* Begin Raw data *
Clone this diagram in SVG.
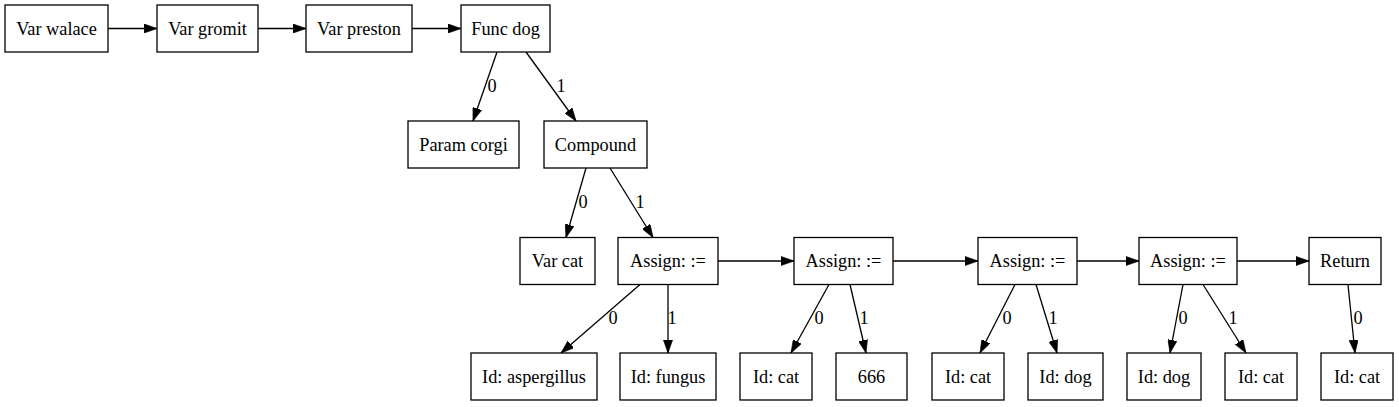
<svg xmlns="http://www.w3.org/2000/svg" width="1399" height="407" viewBox="0 0 1399 407" font-family="'Liberation Serif', 'Times New Roman', serif">
<defs>
<marker id="ah" viewBox="0 0 10 7" refX="10" refY="3.5" markerWidth="13" markerHeight="9.2" markerUnits="userSpaceOnUse" orient="auto">
<path d="M0,0 L10,3.5 L0,7 z" fill="#000" stroke="#000" stroke-width="0.5"/>
</marker>
</defs>
<style>
rect{fill:#fff;stroke:#000;stroke-width:1.3}
text{font-family:'Liberation Serif','Times New Roman',serif;font-size:18.3px;fill:#000;text-anchor:middle}
#edges line{stroke:#000;stroke-width:1.3;marker-end:url(#ah)}
</style>
<rect x="0" y="0" width="1399" height="407" style="fill:#fff;stroke:none"/>
<g id="edges">
<line x1="108" y1="28.5" x2="157" y2="28.5"/>
<line x1="258" y1="28.5" x2="306" y2="28.5"/>
<line x1="412" y1="28.5" x2="461" y2="28.5"/>
<line x1="497" y1="52" x2="473" y2="121"/>
<text x="492" y="92">0</text>
<line x1="526" y1="52" x2="576" y2="121"/>
<text x="561" y="92">1</text>
<line x1="586" y1="168" x2="566" y2="237.5"/>
<text x="583" y="208">0</text>
<line x1="610" y1="168" x2="653" y2="237.5"/>
<text x="640" y="208">1</text>
<line x1="718" y1="261" x2="794" y2="261"/>
<line x1="893" y1="261" x2="978" y2="261"/>
<line x1="1077" y1="261" x2="1139" y2="261"/>
<line x1="1237" y1="261" x2="1309" y2="261"/>
<line x1="640" y1="284.5" x2="561" y2="353"/>
<text x="613" y="324">0</text>
<line x1="668" y1="284.5" x2="668" y2="353"/>
<text x="672" y="324">1</text>
<line x1="829" y1="284.5" x2="791" y2="353"/>
<text x="819" y="324">0</text>
<line x1="850" y1="284.5" x2="866" y2="353"/>
<text x="864" y="324">1</text>
<line x1="1015" y1="284.5" x2="980" y2="353"/>
<text x="1007" y="324">0</text>
<line x1="1036" y1="284.5" x2="1057" y2="353"/>
<text x="1053" y="324">1</text>
<line x1="1183" y1="284.5" x2="1170" y2="353"/>
<text x="1183" y="324">0</text>
<line x1="1203" y1="284.5" x2="1246" y2="353"/>
<text x="1233" y="324">1</text>
<line x1="1348" y1="284.5" x2="1355" y2="353"/>
<text x="1358" y="324">0</text>
</g>
<g id="n_walace"><rect x="5" y="5" width="103" height="47"/><text x="56.5" y="34.5">Var walace</text></g>
<g id="n_gromit"><rect x="157" y="5" width="101" height="47"/><text x="207.5" y="34.5">Var gromit</text></g>
<g id="n_preston"><rect x="306" y="5" width="106" height="47"/><text x="359" y="34.5">Var preston</text></g>
<g id="n_funcdog"><rect x="461" y="5" width="89" height="47"/><text x="505.5" y="34.5">Func dog</text></g>
<g id="n_param"><rect x="408" y="121" width="111" height="47"/><text x="463.5" y="150.5">Param corgi</text></g>
<g id="n_compound"><rect x="544" y="121" width="103" height="47"/><text x="595.5" y="150.5">Compound</text></g>
<g id="n_varcat"><rect x="520" y="237.5" width="75" height="47"/><text x="557.5" y="267">Var cat</text></g>
<g id="n_assign1"><rect x="618" y="237.5" width="100" height="47"/><text x="668" y="267">Assign: :=</text></g>
<g id="n_assign2"><rect x="794" y="237.5" width="99" height="47"/><text x="843.5" y="267">Assign: :=</text></g>
<g id="n_assign3"><rect x="978" y="237.5" width="99" height="47"/><text x="1027.5" y="267">Assign: :=</text></g>
<g id="n_assign4"><rect x="1139" y="237.5" width="98" height="47"/><text x="1188" y="267">Assign: :=</text></g>
<g id="n_return"><rect x="1309" y="237.5" width="72" height="47"/><text x="1345" y="267">Return</text></g>
<g id="n_asp"><rect x="471" y="353" width="126" height="47"/><text x="534" y="382.5">Id: aspergillus</text></g>
<g id="n_fungus"><rect x="620" y="353" width="96" height="47"/><text x="668" y="382.5">Id: fungus</text></g>
<g id="n_cat1"><rect x="740" y="353" width="72" height="47"/><text x="776" y="382.5">Id: cat</text></g>
<g id="n_666"><rect x="836" y="353" width="71" height="47"/><text x="871.5" y="382.5">666</text></g>
<g id="n_cat2"><rect x="932" y="353" width="72" height="47"/><text x="968" y="382.5">Id: cat</text></g>
<g id="n_dog1"><rect x="1028" y="353" width="75" height="47"/><text x="1065.5" y="382.5">Id: dog</text></g>
<g id="n_dog2"><rect x="1127" y="353" width="74" height="47"/><text x="1164" y="382.5">Id: dog</text></g>
<g id="n_cat3"><rect x="1225" y="353" width="72" height="47"/><text x="1261" y="382.5">Id: cat</text></g>
<g id="n_cat4"><rect x="1321" y="353" width="72" height="47"/><text x="1357" y="382.5">Id: cat</text></g>
</svg>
* End Raw data *
- Your objective -
Leave the pictures out and output the rest of the listing exactly.

- Task output -
Clone this diagram in SVG.
<svg xmlns="http://www.w3.org/2000/svg" width="1399" height="407" viewBox="0 0 1399 407" font-family="'Liberation Serif', 'Times New Roman', serif">
<defs>
<marker id="ah" viewBox="0 0 10 7" refX="10" refY="3.5" markerWidth="13" markerHeight="9.2" markerUnits="userSpaceOnUse" orient="auto">
<path d="M0,0 L10,3.5 L0,7 z" fill="#000" stroke="#000" stroke-width="0.5"/>
</marker>
</defs>
<style>
rect{fill:#fff;stroke:#000;stroke-width:1.3}
text{font-family:'Liberation Serif','Times New Roman',serif;font-size:18.3px;fill:#000;text-anchor:middle}
#edges line{stroke:#000;stroke-width:1.3;marker-end:url(#ah)}
</style>
<rect x="0" y="0" width="1399" height="407" style="fill:#fff;stroke:none"/>
<g id="edges">
<line x1="108" y1="28.5" x2="157" y2="28.5"/>
<line x1="258" y1="28.5" x2="306" y2="28.5"/>
<line x1="412" y1="28.5" x2="461" y2="28.5"/>
<line x1="497" y1="52" x2="473" y2="121"/>
<text x="492" y="92">0</text>
<line x1="526" y1="52" x2="576" y2="121"/>
<text x="561" y="92">1</text>
<line x1="586" y1="168" x2="566" y2="237.5"/>
<text x="583" y="208">0</text>
<line x1="610" y1="168" x2="653" y2="237.5"/>
<text x="640" y="208">1</text>
<line x1="718" y1="261" x2="794" y2="261"/>
<line x1="893" y1="261" x2="978" y2="261"/>
<line x1="1077" y1="261" x2="1139" y2="261"/>
<line x1="1237" y1="261" x2="1309" y2="261"/>
<line x1="640" y1="284.5" x2="561" y2="353"/>
<text x="613" y="324">0</text>
<line x1="668" y1="284.5" x2="668" y2="353"/>
<text x="672" y="324">1</text>
<line x1="829" y1="284.5" x2="791" y2="353"/>
<text x="819" y="324">0</text>
<line x1="850" y1="284.5" x2="866" y2="353"/>
<text x="864" y="324">1</text>
<line x1="1015" y1="284.5" x2="980" y2="353"/>
<text x="1007" y="324">0</text>
<line x1="1036" y1="284.5" x2="1057" y2="353"/>
<text x="1053" y="324">1</text>
<line x1="1183" y1="284.5" x2="1170" y2="353"/>
<text x="1183" y="324">0</text>
<line x1="1203" y1="284.5" x2="1246" y2="353"/>
<text x="1233" y="324">1</text>
<line x1="1348" y1="284.5" x2="1355" y2="353"/>
<text x="1358" y="324">0</text>
</g>
<g id="n_walace"><rect x="5" y="5" width="103" height="47"/><text x="56.5" y="34.5">Var walace</text></g>
<g id="n_gromit"><rect x="157" y="5" width="101" height="47"/><text x="207.5" y="34.5">Var gromit</text></g>
<g id="n_preston"><rect x="306" y="5" width="106" height="47"/><text x="359" y="34.5">Var preston</text></g>
<g id="n_funcdog"><rect x="461" y="5" width="89" height="47"/><text x="505.5" y="34.5">Func dog</text></g>
<g id="n_param"><rect x="408" y="121" width="111" height="47"/><text x="463.5" y="150.5">Param corgi</text></g>
<g id="n_compound"><rect x="544" y="121" width="103" height="47"/><text x="595.5" y="150.5">Compound</text></g>
<g id="n_varcat"><rect x="520" y="237.5" width="75" height="47"/><text x="557.5" y="267">Var cat</text></g>
<g id="n_assign1"><rect x="618" y="237.5" width="100" height="47"/><text x="668" y="267">Assign: :=</text></g>
<g id="n_assign2"><rect x="794" y="237.5" width="99" height="47"/><text x="843.5" y="267">Assign: :=</text></g>
<g id="n_assign3"><rect x="978" y="237.5" width="99" height="47"/><text x="1027.5" y="267">Assign: :=</text></g>
<g id="n_assign4"><rect x="1139" y="237.5" width="98" height="47"/><text x="1188" y="267">Assign: :=</text></g>
<g id="n_return"><rect x="1309" y="237.5" width="72" height="47"/><text x="1345" y="267">Return</text></g>
<g id="n_asp"><rect x="471" y="353" width="126" height="47"/><text x="534" y="382.5">Id: aspergillus</text></g>
<g id="n_fungus"><rect x="620" y="353" width="96" height="47"/><text x="668" y="382.5">Id: fungus</text></g>
<g id="n_cat1"><rect x="740" y="353" width="72" height="47"/><text x="776" y="382.5">Id: cat</text></g>
<g id="n_666"><rect x="836" y="353" width="71" height="47"/><text x="871.5" y="382.5">666</text></g>
<g id="n_cat2"><rect x="932" y="353" width="72" height="47"/><text x="968" y="382.5">Id: cat</text></g>
<g id="n_dog1"><rect x="1028" y="353" width="75" height="47"/><text x="1065.5" y="382.5">Id: dog</text></g>
<g id="n_dog2"><rect x="1127" y="353" width="74" height="47"/><text x="1164" y="382.5">Id: dog</text></g>
<g id="n_cat3"><rect x="1225" y="353" width="72" height="47"/><text x="1261" y="382.5">Id: cat</text></g>
<g id="n_cat4"><rect x="1321" y="353" width="72" height="47"/><text x="1357" y="382.5">Id: cat</text></g>
</svg>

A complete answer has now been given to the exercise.